>> Start Listed entries

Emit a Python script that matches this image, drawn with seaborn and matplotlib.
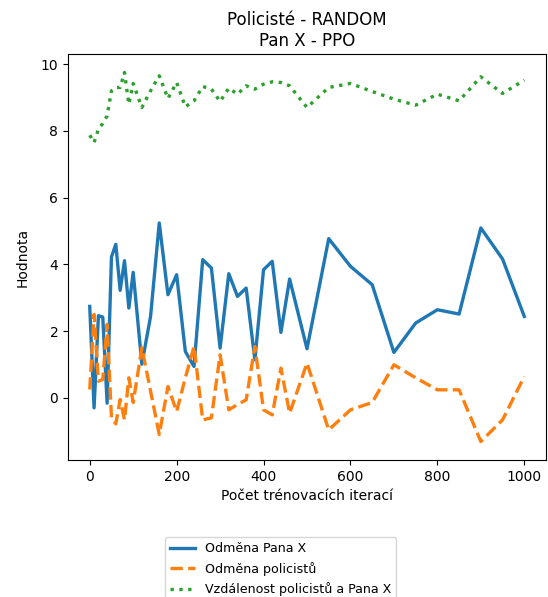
import matplotlib
matplotlib.use("Agg")
import matplotlib.pyplot as plt
import pandas as pd
import seaborn as sns

iterations = [0, 10, 20, 30, 40, 50, 60, 70, 80, 90, 100,
              120, 140, 160, 180, 200, 220, 240, 260, 280, 300,
              320, 340, 360, 380, 400, 420, 440, 460,
              500, 550, 600, 650, 700, 750, 800, 850, 900, 950, 1000]

reward_pan_x = [2.74, -0.30, 2.46, 2.42, -0.16, 4.22, 4.60, 3.22, 4.11, 2.69, 3.76,
                1.01, 2.44, 5.24, 3.09, 3.69, 1.39, 0.94, 4.14, 3.89, 1.49,
                3.72, 3.04, 3.29, 1.14, 3.84, 4.09, 1.96, 3.56,
                1.47, 4.77, 3.94, 3.39, 1.36, 2.24, 2.64, 2.51, 5.09, 4.16, 2.44]

reward_police = [0.25, 2.50, 0.50, 0.55, 2.20, -0.60, -0.78, -0.05, -0.66, 0.60, -0.14,
                 1.50, 0.20, -1.10, 0.34, -0.41, 0.60, 1.54, -0.66, -0.60, 1.29,
                 -0.36, -0.20, -0.06, 1.54, -0.36, -0.51, 0.89, -0.46,
                 1.04, -0.96, -0.36, -0.14, 0.99, 0.60, 0.24, 0.24, -1.31, -0.66, 0.64]

distance = [7.87, 7.65, 8.05, 8.22, 8.45, 9.20, 9.30, 9.30, 9.75, 8.80, 9.42,
            8.70, 9.20, 9.65, 8.97, 9.45, 8.72, 8.90, 9.33, 9.25, 8.88,
            9.28, 9.10, 9.35, 9.25, 9.40, 9.47, 9.45, 9.35,
            8.70, 9.30, 9.42, 9.18, 8.95, 8.77, 9.10, 8.90, 9.62, 9.12, 9.52]

labels = ["Odměna Pana X", "Odměna policistů", "Vzdálenost policistů a Pana X"]

df = pd.DataFrame({"iterace": iterations,
                   labels[0]: reward_pan_x,
                   labels[1]: reward_police,
                   labels[2]: distance})

fig = plt.figure(figsize=(5.48, 5.97), dpi=100)
ax = fig.add_axes([68 / 548, 1 - 460 / 597, 478 / 548, 406 / 597])

styles = ["-", "--", ":"]
colors = sns.color_palette("tab10", 3)
for lab, ls, c in zip(labels, styles, colors):
    sns.lineplot(data=df, x="iterace", y=lab, ax=ax, color=c, linestyle=ls,
                 linewidth=2.4, label=lab, legend=False)

ax.set_title("Policisté - RANDOM\nPan X - PPO", fontsize=12)
ax.set_xlabel("Počet trénovacích iterací")
ax.set_ylabel("Hodnota", labelpad=8)

handles, labs = ax.get_legend_handles_labels()
fig.legend(handles, labs, loc="upper center", bbox_to_anchor=(0.512, 1 - 531 / 597),
           fontsize=9.1)

fig.savefig("out.png", dpi=100)
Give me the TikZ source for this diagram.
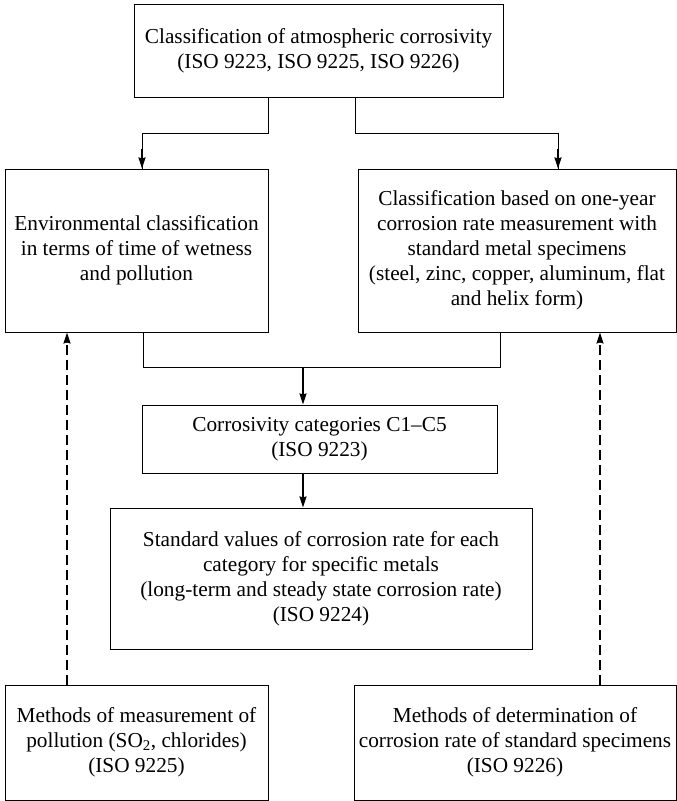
\documentclass[tikz,border=0pt]{standalone}
\usepackage{fontspec}
\setmainfont{Liberation Serif}
\usetikzlibrary{arrows.meta,positioning}

\begin{document}
\begin{tikzpicture}
            [
            x=1pt, y=-1pt,
            box/.style={draw, line width=1pt, align=center, inner sep=0pt,
                font=\fontsize{21.3}{25}\selectfont},
            link/.style={line width=1pt},
            flow/.style={line width=1.8pt, -{Stealth[length=11pt,width=7pt,inset=1pt]}},
            feed/.style={line width=1.4pt, dash pattern=on 10pt off 5pt,
                -{Stealth[length=11pt,width=7pt,inset=1pt]}}
            ]
            \useasboundingbox (0,0) rectangle (677,801);

            \node (top) [box, minimum width=369pt, minimum height=93pt] at (318.5,50.5)
                {Classification of atmospheric corrosivity\\(ISO 9223, ISO 9225, ISO 9226)};
            \node (env) [box, minimum width=263pt, minimum height=163pt] at (136.5,250.5)
                {Environmental classification\\in terms of time of wetness\\and pollution};
            \node (rate) [box, minimum width=318pt, minimum height=163pt] at (517,250.5)
                {Classification based on one-year\\corrosion rate measurement with\\standard metal specimens\\(steel, zinc, copper, aluminum, flat\\and helix form)};
            \node (cat) [box, minimum width=355pt, minimum height=68pt] at (319.5,439)
                {Corrosivity categories C1--C5\\(ISO 9223)};
            \node (values) [box, minimum width=422pt, minimum height=141pt] at (321,578.5)
                {Standard values of corrosion rate for each\\category for specific metals\\(long-term and steady state corrosion rate)\\(ISO 9224)};

            % Methods (bottom row)
            \node (poll) [box, minimum width=263pt, minimum height=115pt] at (136.5,742.5)
                {Methods of measurement of\\pollution (SO\textsubscript{2}, chlorides)\\(ISO 9225)};
            \node (spec) [box, minimum width=322pt, minimum height=115pt] at (515,742.5)
                {Methods of determination of\\corrosion rate of standard specimens\\(ISO 9226)};

            \draw [link] (top.south -| 268,0) -- ++(0,36) -| (env.north -| 142,0);
            \draw [flow] (env.north -| 142,0) ++(0,-20) -- (env.north -| 142,0);
            \draw [link] (top.south -| 355,0) -- ++(0,36) -| (rate.north -| 558,0);
            \draw [flow] (rate.north -| 558,0) ++(0,-20) -- (rate.north -| 558,0);

            \draw [link] (env.south -| 143,0) -- ++(0,35) -| (rate.south -| 500,0);
            \draw [flow] (env.south -| 303,0) ++(0,35) -- (cat.north -| 303,0);
            \draw [flow] (cat.south -| 303,0) -- (values.north -| 303,0);

            \foreach \i/\j/\x in {poll/env/67,spec/rate/600}
            \draw [feed] (\i.north -| \x,0) -- (\j.south -| \x,0);
        \end{tikzpicture}
\end{document}
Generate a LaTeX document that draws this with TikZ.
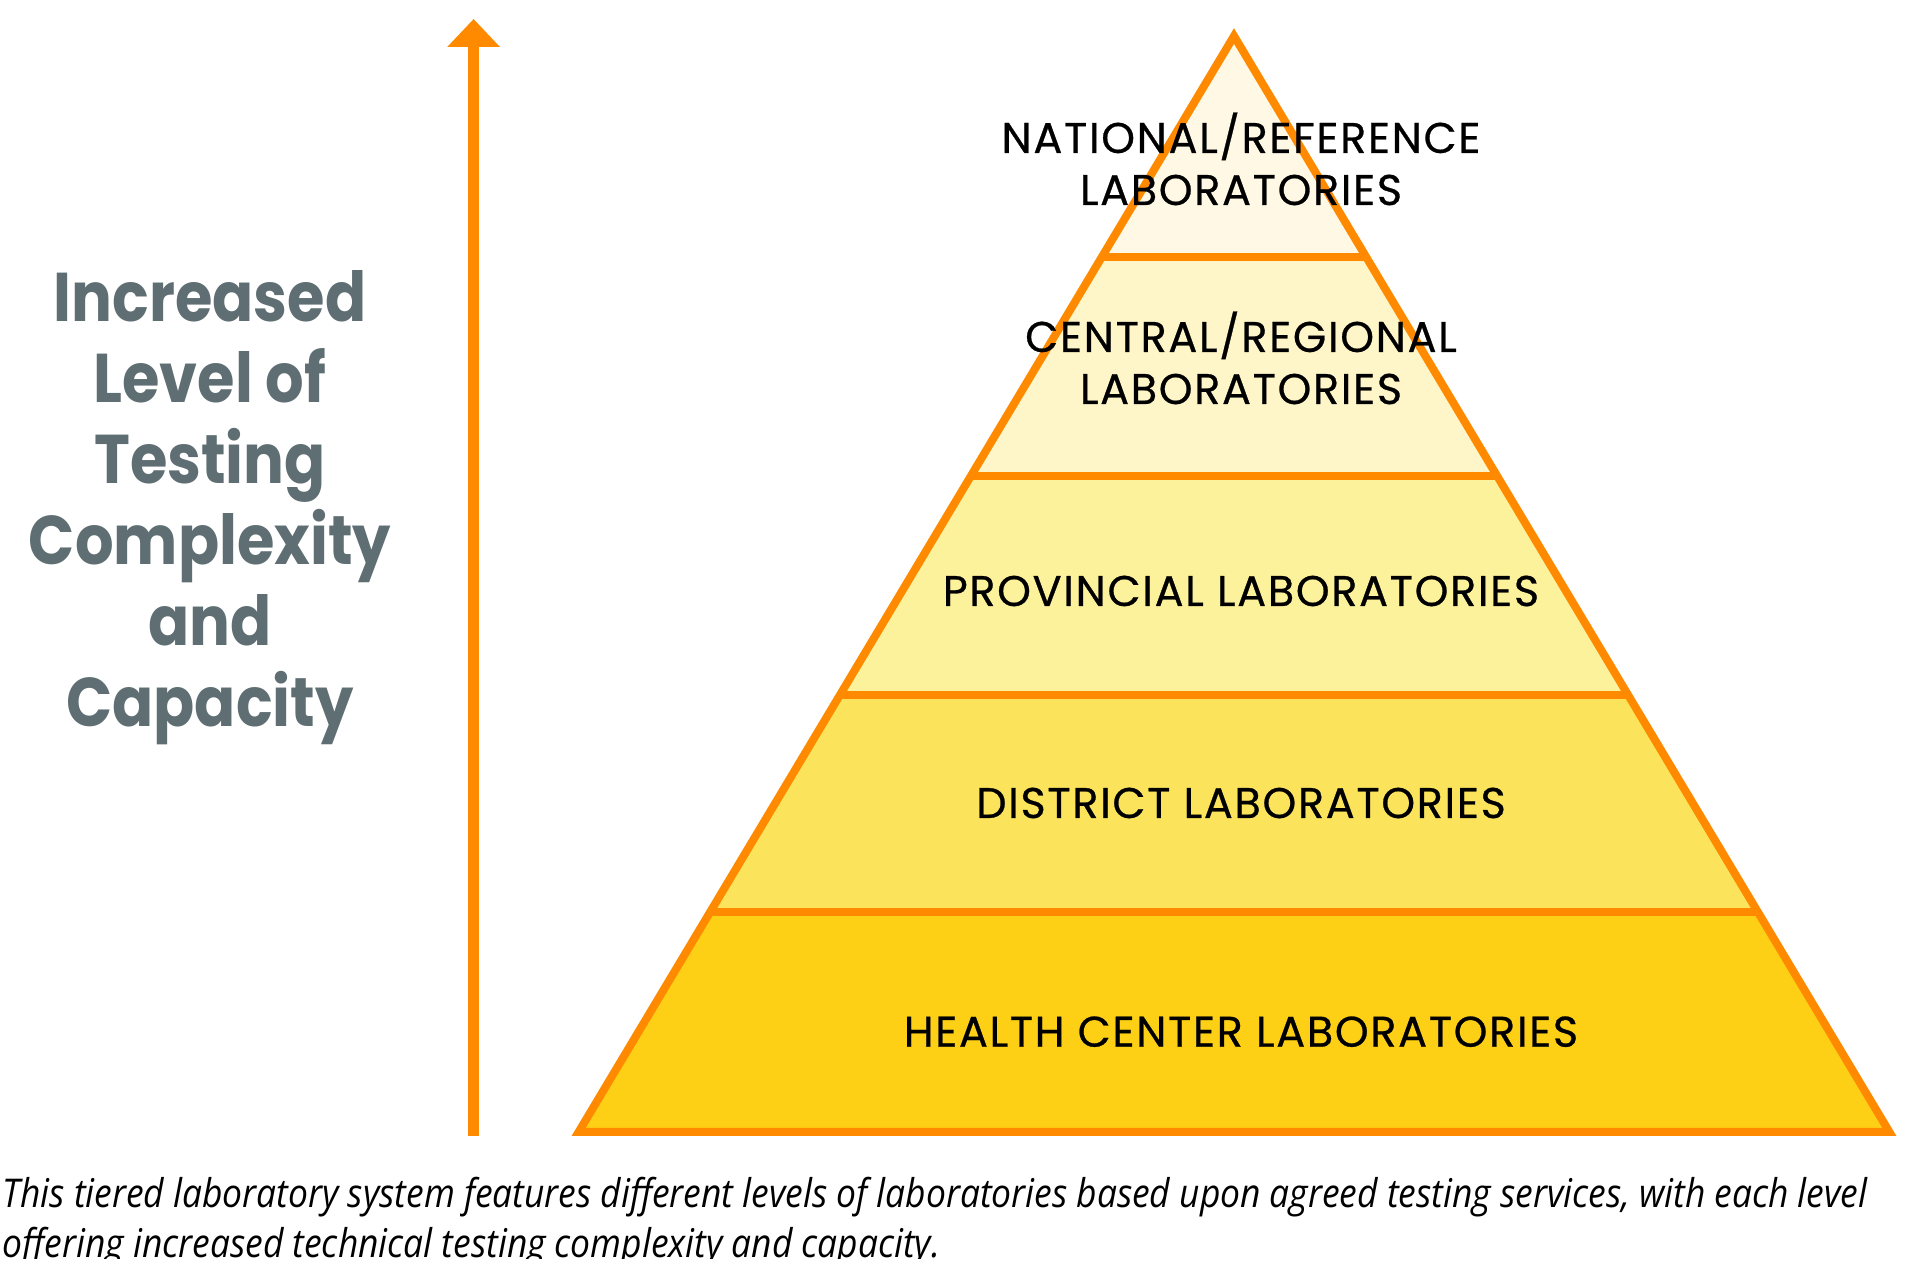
\documentclass[tikz,border=0pt]{standalone}
\usepackage{fontspec}
\usetikzlibrary{arrows.meta}
\newfontfamily\labfont{Poppins}[LetterSpace=4,FakeBold=0.6]
\newfontfamily\sidefont{Poppins}[FakeStretch=0.88]
\newfontfamily\capfont{Open Sans}[FakeStretch=0.893]
\definecolor{tierorange}{HTML}{FF8A00}
\definecolor{tierA}{HTML}{FEF8E4}
\definecolor{tierB}{HTML}{FEF5C9}
\definecolor{tierC}{HTML}{FDF29C}
\definecolor{tierD}{HTML}{FBE45B}
\definecolor{tierE}{HTML}{FDD016}
\definecolor{sidegray}{HTML}{5E6E73}
\tikzset{
  tierlabel/.style={inner sep=0pt, align=center, font=\labfont\fontsize{12.2}{14.8}\selectfont, text=black},
  sidelabel/.style={inner sep=0pt, align=center, font=\sidefont\bfseries\fontsize{19.6}{23.05}\selectfont, text=sidegray},
  caption/.style={inner sep=0pt, align=left, font=\capfont\itshape\fontsize{11.27}{14.25}\selectfont, text=black},
  edge/.style={draw=tierorange, line width=0.08cm, line join=miter},
}
\begin{document}
\begin{tikzpicture}[x=0.01cm, y=-0.01cm]
\useasboundingbox (0,0) rectangle (1920,1280);
% pyramid corner coordinates
\coordinate (apex) at (1234,36);
\coordinate (l1) at (1101.8,257); \coordinate (r1) at (1366.2,257);
\coordinate (l2) at (970.9,476);  \coordinate (r2) at (1497.1,476);
\coordinate (l3) at (839.9,695);  \coordinate (r3) at (1628.1,695);
\coordinate (l4) at (710.2,912);  \coordinate (r4) at (1757.8,912);
\coordinate (l5) at (578.6,1132); \coordinate (r5) at (1889.4,1132);
% tier fills
\fill[tierA] (apex) -- (r1) -- (l1) -- cycle;
\fill[tierB] (l1) -- (r1) -- (r2) -- (l2) -- cycle;
\fill[tierC] (l2) -- (r2) -- (r3) -- (l3) -- cycle;
\fill[tierD] (l3) -- (r3) -- (r4) -- (l4) -- cycle;
\fill[tierE] (l4) -- (r4) -- (r5) -- (l5) -- cycle;
% outline and dividers
\draw[edge] (apex) -- (r5) -- (l5) -- cycle;
\draw[edge] (l1) -- (r1);
\draw[edge] (l2) -- (r2);
\draw[edge] (l3) -- (r3);
\draw[edge] (l4) -- (r4);
% labels (anchor=base is the baseline of the last line)
\node[tierlabel, anchor=base] (national) at (1241,205) {NATIONAL/REFERENCE\\LABORATORIES};
\node[tierlabel, anchor=base] (central) at (1241,404) {CENTRAL/REGIONAL\\LABORATORIES};
\node[tierlabel, anchor=base] (provincial) at (1241,606) {PROVINCIAL LABORATORIES};
\node[tierlabel, anchor=base] (district) at (1241,818) {DISTRICT LABORATORIES};
\node[tierlabel, anchor=base] (health) at (1241,1046.7) {HEALTH CENTER LABORATORIES};
% arrow
\coordinate (arrowfoot) at (473.6,1136);
\coordinate (arrowtip) at (473.6,19);
\draw[draw=tierorange, line width=0.107cm, -{Triangle[width=0.51cm,length=0.28cm]}, fill=tierorange] (arrowfoot) -- (arrowtip);
% side text
\node[sidelabel, anchor=base] (side) at (210,727) {Increased\\Level of\\Testing\\Complexity\\and\\Capacity};
% caption (its second line is cut off just below the baseline, as in the reference)
\begin{scope}
\clip (0,0) rectangle (1920,1259);
\node[caption, anchor=base west] (cap) at (2,1258) {This tiered laboratory system features different levels of laboratories based upon agreed testing services, with each level\\offering increased technical testing complexity and capacity.};
\end{scope}
\end{tikzpicture}
\end{document}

>> End Listed entries

▸ Objective:
Can you give again only the lines between the one containing "Give me the TikZ source for this diagram." and the one containing "values of corrosion", counting both, exactly as they appear and without any pictures?

▸ Response below:
Give me the TikZ source for this diagram.
\documentclass[tikz,border=0pt]{standalone}
\usepackage{fontspec}
\setmainfont{Liberation Serif}
\usetikzlibrary{arrows.meta,positioning}

\begin{document}
\begin{tikzpicture}
            [
            x=1pt, y=-1pt,
            box/.style={draw, line width=1pt, align=center, inner sep=0pt,
                font=\fontsize{21.3}{25}\selectfont},
            link/.style={line width=1pt},
            flow/.style={line width=1.8pt, -{Stealth[length=11pt,width=7pt,inset=1pt]}},
            feed/.style={line width=1.4pt, dash pattern=on 10pt off 5pt,
                -{Stealth[length=11pt,width=7pt,inset=1pt]}}
            ]
            \useasboundingbox (0,0) rectangle (677,801);

            \node (top) [box, minimum width=369pt, minimum height=93pt] at (318.5,50.5)
                {Classification of atmospheric corrosivity\\(ISO 9223, ISO 9225, ISO 9226)};
            \node (env) [box, minimum width=263pt, minimum height=163pt] at (136.5,250.5)
                {Environmental classification\\in terms of time of wetness\\and pollution};
            \node (rate) [box, minimum width=318pt, minimum height=163pt] at (517,250.5)
                {Classification based on one-year\\corrosion rate measurement with\\standard metal specimens\\(steel, zinc, copper, aluminum, flat\\and helix form)};
            \node (cat) [box, minimum width=355pt, minimum height=68pt] at (319.5,439)
                {Corrosivity categories C1--C5\\(ISO 9223)};
            \node (values) [box, minimum width=422pt, minimum height=141pt] at (321,578.5)
                {Standard values of corrosion rate for each\\category for specific metals\\(long-term and steady state corrosion rate)\\(ISO 9224)};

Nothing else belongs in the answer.